If I had to guess, I would guess this: Sometimes I go to a reading, and it is very boring. And the person who is generating all the boredom does not seem aware of it. This person looks out at me in the audience and seems to be thinking, I am here to please you. I can see that you are pleased, I can definitely see that in you. Therefore, I am going to read for another 20 minutes.
I don't want to be that person. But the person who is that person? I doubt they want to be that person either. Do they? But they are.
I am a grown woman. I have a job and whatnot. It's embarrassing, isn't it? It is. Fear is embarrassing.
If I drink I will feel less fear but afterwards I will feel more fear and I will wonder, Which parts of me did everybody hate that were the real me?

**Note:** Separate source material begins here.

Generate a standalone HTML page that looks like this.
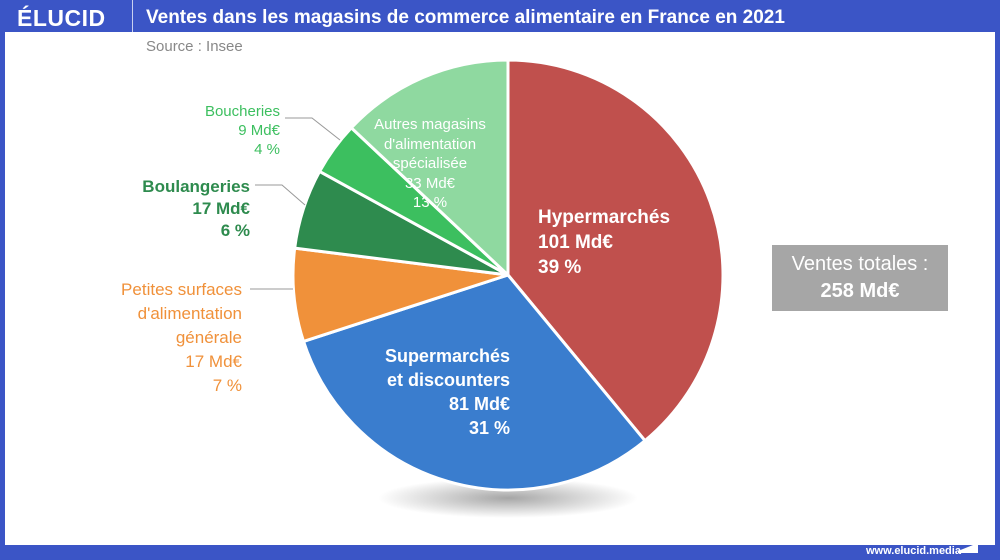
<!DOCTYPE html>
<html><head><meta charset="utf-8"><style>
body{margin:0;width:1000px;height:560px;overflow:hidden;font-family:"Liberation Sans",sans-serif;background:#3b55c6;position:relative}
.in{position:absolute;left:5px;top:32px;width:990px;height:513px;background:#fff}
.t{position:absolute;font-weight:bold}
</style></head><body>
<div class="in"></div>
<div class="t" style="left:17px;top:5px;color:#fff;font-size:23px;letter-spacing:0.5px">ÉLUCID</div>
<div style="position:absolute;left:132px;top:0;width:1px;height:32px;background:#c8d0f0"></div>
<div class="t" style="left:146px;top:7px;color:#fff;font-size:19px">Ventes dans les magasins de commerce alimentaire en France en 2021</div>
<div style="position:absolute;left:146px;top:38px;color:#888;font-size:15px">Source : Insee</div>
<div style="position:absolute;left:866px;top:545px;color:#fff;font-size:11px;font-weight:bold">www.elucid.media</div>
<svg style="position:absolute;left:0;top:0" width="1000" height="560">
<defs><radialGradient id="sh"><stop offset="0" stop-color="#000" stop-opacity="0.35"/><stop offset="1" stop-color="#000" stop-opacity="0"/></radialGradient></defs>
<ellipse cx="508" cy="498" rx="130" ry="20" fill="url(#sh)"/>
<g stroke="#fff" stroke-width="3" stroke-linejoin="round">
<path d="M508,275 L508,60 A215,215 0 0 1 645,440.7Z" fill="#c0504d"/>
<path d="M508,275 L645,440.7 A215,215 0 0 1 303.5,341.4Z" fill="#3a7dce"/>
<path d="M508,275 L303.5,341.4 A215,215 0 0 1 294.7,248.1Z" fill="#f0913a"/>
<path d="M508,275 L294.7,248.1 A215,215 0 0 1 319.6,171.4Z" fill="#2e8b4e"/>
<path d="M508,275 L319.6,171.4 A215,215 0 0 1 351.3,127.8Z" fill="#3cbf5f"/>
<path d="M508,275 L351.3,127.8 A215,215 0 0 1 508,60Z" fill="#8fd9a0"/>
</g>
<polyline points="285,118 312,118 340,140" fill="none" stroke="#999" stroke-width="1"/>
<polyline points="255,185 282,185 305,205" fill="none" stroke="#999" stroke-width="1"/>
<line x1="250" y1="289" x2="293" y2="289" stroke="#999" stroke-width="1"/>
<polygon points="958,551 978,543 978,553 958,553" fill="#fff"/>
</svg>
<div style="position:absolute;left:150px;top:102px;width:130px;text-align:right;color:#3cbf5f;font-size:15px;line-height:19px">Boucheries<br>9 Md€<br>4 %</div>
<div class="t" style="left:100px;top:176px;width:150px;text-align:right;color:#2e8b4e;font-size:17px;line-height:22px">Boulangeries<br>17 Md€<br>6 %</div>
<div class="t" style="left:40px;top:278px;width:202px;text-align:right;color:#f0913a;font-size:17px;line-height:24px;font-weight:normal">Petites surfaces<br>d'alimentation<br>générale<br>17 Md€<br>7 %</div>
<div style="position:absolute;left:355px;top:115px;width:150px;text-align:center;color:#fff;font-size:15px;line-height:19.5px">Autres magasins<br>d'alimentation<br>spécialisée<br>33 Md€<br>13 %</div>
<div class="t" style="left:538px;top:205px;color:#fff;font-size:19px;line-height:25px">Hypermarchés<br>101 Md€<br>39 %</div>
<div class="t" style="left:340px;top:344px;width:170px;text-align:right;color:#fff;font-size:18px;line-height:24px">Supermarchés<br>et discounters<br>81 Md€<br>31 %</div>
<div style="position:absolute;left:772px;top:245px;width:176px;height:66px;background:#a6a6a6;color:#fff;text-align:center;font-size:20px;line-height:27px;padding-top:6px;box-sizing:border-box">Ventes totales :<br><b>258 Md€</b></div>
</body></html>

And which parts of me did everybody hate that were the drunk me?
If I don't drink, I only have to answer the first question. Unfortunately I also have to be terrified real-time.
When my kids were critically ill, I was suddenly and temporarily freed from stage fright. I went to work every day, and talked my head off in meetings, and for the first time in life, I was not scared whatsoever. Impending Baby Death took up all the fear space in my head and Public Speaking could not wedge its way in. Then they got better.
Thank god, but still, what am I supposed to do about this reading?
Here is my thought: Do you think someone would be willing to almost die right before my reading to help me out? Is that, generally speaking, thought of as "a lot to ask?"
Sometimes to calm my nerves, I tell myself, "Somebody is in a war getting his arms blown off at this very moment. And also, at this very moment, somebody is reading poetry in front of five people."
Does this work? No. I feel really sorry for the person getting his arms blown off but that's about it.
I started this post on Thursday. And now, in one hour, unless I die on the way to the Book Cellar, I will be reading in front of a live audience.
It occurs to me that talking about fear may be stupid. Does letting the lion out of its cage make the lion even bigger? A lion cannot be made bigger, can it? Aside from something radical like a high-calorie diet, no. A lion is a lion.
I would like to tell myself something meaningful now, something I believe, and then repeat it and repeat it and repeat it.
What do you tell yourself in times of fear? How does one learn to love fear?